Nisei Week has been a Los Angeles institution for nearly two decades. For years the car show capping off a week of Little Tokyo cultural festivities has been a showcase of nisei automotive culture, but now the torch has been passed on to a new generation.
Regardless of whether or not you think it’s a good thing, it’s happening. Stance is what the kids are into these days, and the long-held tradition has given way to a chimera of old and new. The freshly minted name? Stancenation & Showoff: Nisei Edition.
In case you’re new to JNC, nisei is the the term for second-generation Japanese Americans born in the US, but has come to be applied to third-, fourth- and fifth-gen JA’s too. Some have been hugely influential in America’s automotive scene, and nisei were among the earliest hot rodders of Japanese imports, starting with cars like 510s and Celicas back in the 80s.
With its new focus on stance, the show is attracting a younger breed of import enthusiast. Think super-slammed Hondas and drift Silvias rather than Trans-Am Datsuns or street-drag RWD Corollas.
Nevertheless, the show is a snapshot of car culture circa 2013, and though many of the cars are new school to us, in fact a good number have already passed that 25-year-old nostalgic threshold.
There weren’t many rightful chrome-bumpered nostalgics present, but Big Mike Muniz and friends showed up with a trio of swapped Corollas — 4A-GE E70s and and Mike’s own 13B-powered TE27.
The old schoolers that did show were no longer niseis. Old school was represented instead by Filipino Americans and pinoy style cars like this classic mango tribute to the TRD race cars of the 70s.
We love wagons, and even more so when they’re given adorably irresistible names. Behold, the Civic Shuttle Beagle, a genuine RHD version of the AWD Civic wagon. It’s one of the rare instances when you can really say “It’s JDM, yo!” and have it be accurate. Plus, it has 80s two-tone, half its factory spec sheet printed on its flanks, and awesome re-barreled stock steelies.
Celebrity sighting! Super Street‘s Jonathan Wong‘s personal Civic hatch on Barramundi Toman wheels. We really like like the 80s shade of light metallic blue on what is still a stock-bodied EF with JDM conversion.
Say what you will about hipster Honda builds, but they are keeping some of the most rarest wheels of the last two decades alive. Check out these Longchamp XRXs with the ultra rare center caps.
In case you needed further proof that Japanese car culture has crossed over: A Volkswagen Passat done up in traditional VIP style, complete with slammed suspension, side curtains, and a big fat fusa hanging from the rear view mirror.

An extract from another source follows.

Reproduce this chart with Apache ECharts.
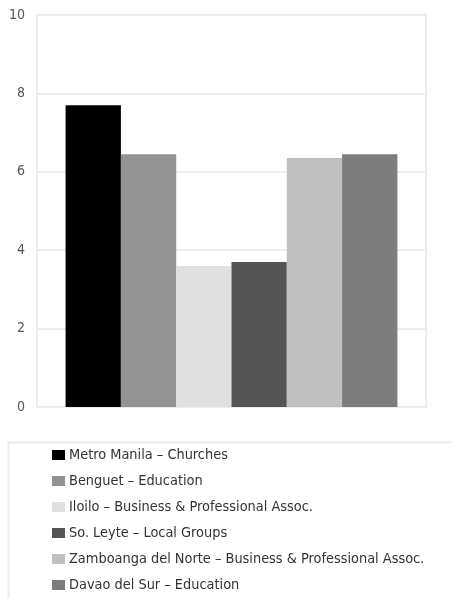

It’s almost impossible to believe, but it’s just one more year until the Z32 Nissan 300ZX (having debuted in 1989 in Japan) reaches the nostalgic threshold. We first saw Charles Bonilla‘s Z at Nissan Jam, where it was wearing a JNC inkan. Now it’s rockin’ a JNC nostalgic heart as well.
We’ve been offering these nostalgic hearts at shows, inspired by the Ai no Skyline decals of the late 60s and early 70s, but have yet to put them in our online shop. Is there any interest? It sure seems to have caught on with 90s Nissan owners.
You might remember Ron Sino-Cruz, who showed a LHD converted Nissan President at Nissan Jam. Now he’s working on something that could not be further from it on the Japanese car spectrum — a Daihatsu Hijet.
It’s even rocking 10-inch SSR MkIIIs. He plans a 13B swap, which will be perfect for kei van endos.
We can hear the hard core JNCers sharpening their pitchforks, so let’s calm their nerves with Toyota Owners and Restorers Club president Joji Luz‘s Toyota Sports 800. It was far from the most attention-getting car at the show, but it was a good history lesson for the young’uns.
Last but not least, this sexy white Datsun 240Z was a good example of where the nostalgic scene seems to be headed — old school car with modern upgrades, a la Star Road. Wheels, like these Work Equip 03s, are old in style but larger-diameter with modern touches like powder-coating.
We didn’t know what to expect from the show till we arrived, and we realize many of these cars may not be up the alley of regular JNC readers. Still, it’s a tradition and the only import show that takes place in Little Tokyo in the heart of Los Angeles. What do you think? Has the Nisei Week show taken a turn for the worse or are they just keeping up with the times?